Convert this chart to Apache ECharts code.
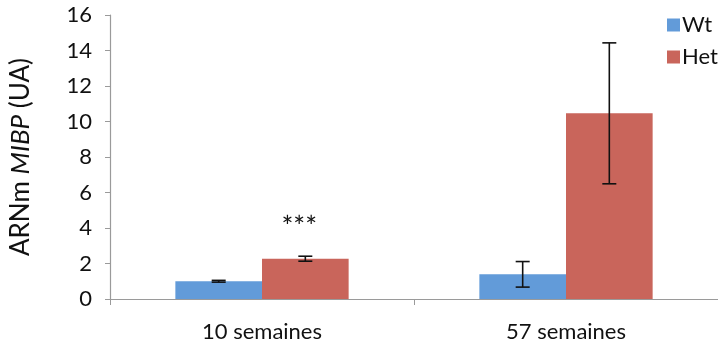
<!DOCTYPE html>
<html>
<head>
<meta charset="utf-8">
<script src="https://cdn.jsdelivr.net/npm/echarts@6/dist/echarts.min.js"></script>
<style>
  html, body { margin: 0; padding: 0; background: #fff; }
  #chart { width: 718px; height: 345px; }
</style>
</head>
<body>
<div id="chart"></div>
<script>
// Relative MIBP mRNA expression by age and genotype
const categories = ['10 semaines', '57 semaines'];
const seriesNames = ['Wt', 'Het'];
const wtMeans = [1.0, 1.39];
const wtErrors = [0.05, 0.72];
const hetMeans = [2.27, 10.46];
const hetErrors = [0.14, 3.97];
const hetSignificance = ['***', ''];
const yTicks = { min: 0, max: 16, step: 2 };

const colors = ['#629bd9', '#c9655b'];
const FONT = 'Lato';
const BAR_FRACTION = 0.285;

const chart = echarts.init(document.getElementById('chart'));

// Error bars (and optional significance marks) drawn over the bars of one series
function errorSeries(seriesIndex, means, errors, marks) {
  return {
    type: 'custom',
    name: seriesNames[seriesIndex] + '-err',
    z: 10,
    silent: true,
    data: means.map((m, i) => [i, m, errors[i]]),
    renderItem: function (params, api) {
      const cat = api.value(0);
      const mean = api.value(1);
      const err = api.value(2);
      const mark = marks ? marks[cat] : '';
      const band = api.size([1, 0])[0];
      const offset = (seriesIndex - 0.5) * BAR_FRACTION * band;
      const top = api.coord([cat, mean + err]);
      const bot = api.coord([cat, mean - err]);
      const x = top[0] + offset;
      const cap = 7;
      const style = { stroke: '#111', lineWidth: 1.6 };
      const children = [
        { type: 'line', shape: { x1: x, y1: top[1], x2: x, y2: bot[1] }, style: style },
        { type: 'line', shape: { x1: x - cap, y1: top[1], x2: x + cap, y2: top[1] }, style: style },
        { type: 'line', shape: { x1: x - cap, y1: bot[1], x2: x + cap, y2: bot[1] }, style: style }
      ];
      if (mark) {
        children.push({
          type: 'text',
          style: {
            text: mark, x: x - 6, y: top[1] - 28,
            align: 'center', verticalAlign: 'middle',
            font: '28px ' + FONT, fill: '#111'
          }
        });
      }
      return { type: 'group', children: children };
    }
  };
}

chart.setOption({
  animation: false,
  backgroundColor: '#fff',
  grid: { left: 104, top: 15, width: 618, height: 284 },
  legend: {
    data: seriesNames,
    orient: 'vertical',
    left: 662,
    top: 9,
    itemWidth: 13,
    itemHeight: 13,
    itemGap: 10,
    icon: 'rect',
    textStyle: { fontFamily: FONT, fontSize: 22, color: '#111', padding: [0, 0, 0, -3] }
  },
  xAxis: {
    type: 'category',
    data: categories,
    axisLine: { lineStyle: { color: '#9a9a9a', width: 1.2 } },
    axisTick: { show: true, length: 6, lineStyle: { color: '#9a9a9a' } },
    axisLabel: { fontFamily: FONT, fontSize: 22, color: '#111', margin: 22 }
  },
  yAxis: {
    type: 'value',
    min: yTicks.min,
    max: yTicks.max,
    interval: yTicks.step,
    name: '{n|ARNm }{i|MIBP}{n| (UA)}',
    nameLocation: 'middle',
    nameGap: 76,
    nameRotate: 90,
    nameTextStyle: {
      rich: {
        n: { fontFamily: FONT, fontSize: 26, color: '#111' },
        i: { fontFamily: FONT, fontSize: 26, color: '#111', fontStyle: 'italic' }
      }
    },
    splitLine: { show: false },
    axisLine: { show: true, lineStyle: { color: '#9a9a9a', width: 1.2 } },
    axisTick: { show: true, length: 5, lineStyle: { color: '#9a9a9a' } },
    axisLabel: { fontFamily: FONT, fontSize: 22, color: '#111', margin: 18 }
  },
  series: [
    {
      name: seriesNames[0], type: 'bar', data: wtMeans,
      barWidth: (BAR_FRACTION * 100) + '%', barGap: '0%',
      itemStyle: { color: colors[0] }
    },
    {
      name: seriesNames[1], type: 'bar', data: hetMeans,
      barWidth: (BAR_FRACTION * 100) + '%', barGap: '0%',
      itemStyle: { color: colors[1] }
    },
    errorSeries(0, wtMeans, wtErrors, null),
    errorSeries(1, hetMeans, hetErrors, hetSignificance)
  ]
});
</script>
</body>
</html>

---

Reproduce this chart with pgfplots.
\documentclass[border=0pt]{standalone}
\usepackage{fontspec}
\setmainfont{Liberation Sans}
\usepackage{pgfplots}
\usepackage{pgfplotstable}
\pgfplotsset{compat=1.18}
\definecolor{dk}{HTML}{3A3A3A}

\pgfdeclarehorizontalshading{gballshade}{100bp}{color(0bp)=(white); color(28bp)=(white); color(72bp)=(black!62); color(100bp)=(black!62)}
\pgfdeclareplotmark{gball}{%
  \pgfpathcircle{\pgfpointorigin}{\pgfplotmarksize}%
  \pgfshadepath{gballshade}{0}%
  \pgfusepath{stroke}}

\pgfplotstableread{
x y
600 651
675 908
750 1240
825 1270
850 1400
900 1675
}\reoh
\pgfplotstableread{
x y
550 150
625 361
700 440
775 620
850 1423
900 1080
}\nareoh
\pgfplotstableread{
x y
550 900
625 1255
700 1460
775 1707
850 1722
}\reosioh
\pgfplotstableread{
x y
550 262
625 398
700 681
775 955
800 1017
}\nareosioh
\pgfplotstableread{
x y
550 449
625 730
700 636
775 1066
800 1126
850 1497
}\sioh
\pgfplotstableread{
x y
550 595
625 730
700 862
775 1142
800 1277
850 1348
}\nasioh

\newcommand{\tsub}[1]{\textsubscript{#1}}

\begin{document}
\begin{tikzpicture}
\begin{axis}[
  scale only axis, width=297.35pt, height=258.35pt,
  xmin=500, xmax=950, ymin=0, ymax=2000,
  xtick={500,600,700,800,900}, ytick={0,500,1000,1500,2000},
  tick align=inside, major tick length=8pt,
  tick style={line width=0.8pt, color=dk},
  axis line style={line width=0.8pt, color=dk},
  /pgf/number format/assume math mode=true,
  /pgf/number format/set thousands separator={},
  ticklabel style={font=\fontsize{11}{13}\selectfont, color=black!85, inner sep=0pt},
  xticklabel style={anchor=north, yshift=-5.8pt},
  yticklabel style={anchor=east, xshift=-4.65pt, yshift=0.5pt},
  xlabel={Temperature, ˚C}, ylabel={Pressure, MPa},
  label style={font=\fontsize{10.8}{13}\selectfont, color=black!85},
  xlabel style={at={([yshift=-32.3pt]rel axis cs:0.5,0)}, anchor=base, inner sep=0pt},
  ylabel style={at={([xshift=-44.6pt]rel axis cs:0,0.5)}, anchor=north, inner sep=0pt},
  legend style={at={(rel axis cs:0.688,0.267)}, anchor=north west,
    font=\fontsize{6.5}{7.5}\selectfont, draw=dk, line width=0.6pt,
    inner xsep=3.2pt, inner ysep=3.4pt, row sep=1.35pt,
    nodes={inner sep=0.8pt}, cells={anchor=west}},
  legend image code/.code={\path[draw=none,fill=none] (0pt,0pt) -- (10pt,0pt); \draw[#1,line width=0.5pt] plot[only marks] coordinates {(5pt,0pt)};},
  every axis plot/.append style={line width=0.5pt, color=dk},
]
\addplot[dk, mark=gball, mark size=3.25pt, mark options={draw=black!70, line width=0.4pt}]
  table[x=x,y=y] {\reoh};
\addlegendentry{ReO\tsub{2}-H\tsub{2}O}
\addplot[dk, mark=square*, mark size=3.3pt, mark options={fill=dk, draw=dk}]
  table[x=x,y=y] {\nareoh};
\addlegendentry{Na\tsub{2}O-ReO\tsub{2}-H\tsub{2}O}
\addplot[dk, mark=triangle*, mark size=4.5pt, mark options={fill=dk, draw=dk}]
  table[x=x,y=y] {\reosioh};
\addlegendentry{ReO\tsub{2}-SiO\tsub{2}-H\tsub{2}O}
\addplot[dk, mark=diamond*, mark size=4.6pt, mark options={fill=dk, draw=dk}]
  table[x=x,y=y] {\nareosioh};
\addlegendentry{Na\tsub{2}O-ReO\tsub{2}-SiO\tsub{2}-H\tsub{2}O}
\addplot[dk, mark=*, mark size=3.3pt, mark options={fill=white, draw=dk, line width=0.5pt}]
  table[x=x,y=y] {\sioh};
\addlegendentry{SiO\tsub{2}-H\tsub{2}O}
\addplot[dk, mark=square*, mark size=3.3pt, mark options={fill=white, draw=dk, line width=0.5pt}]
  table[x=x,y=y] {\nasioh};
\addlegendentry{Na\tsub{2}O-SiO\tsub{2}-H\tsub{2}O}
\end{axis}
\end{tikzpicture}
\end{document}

## [TASK STATEMENT]
Can you give again only the lines between the one containing "Convert this chart to Apache ECharts code." and the one containing "const chart = echarts.init(document.getElementById('chart'));", counting both, exactly as they appear and without any pictures?

## [SOLUTION TO THE PROBLEM]
Convert this chart to Apache ECharts code.
<!DOCTYPE html>
<html>
<head>
<meta charset="utf-8">
<script src="https://cdn.jsdelivr.net/npm/echarts@6/dist/echarts.min.js"></script>
<style>
  html, body { margin: 0; padding: 0; background: #fff; }
  #chart { width: 718px; height: 345px; }
</style>
</head>
<body>
<div id="chart"></div>
<script>
// Relative MIBP mRNA expression by age and genotype
const categories = ['10 semaines', '57 semaines'];
const seriesNames = ['Wt', 'Het'];
const wtMeans = [1.0, 1.39];
const wtErrors = [0.05, 0.72];
const hetMeans = [2.27, 10.46];
const hetErrors = [0.14, 3.97];
const hetSignificance = ['***', ''];
const yTicks = { min: 0, max: 16, step: 2 };

const colors = ['#629bd9', '#c9655b'];
const FONT = 'Lato';
const BAR_FRACTION = 0.285;

const chart = echarts.init(document.getElementById('chart'));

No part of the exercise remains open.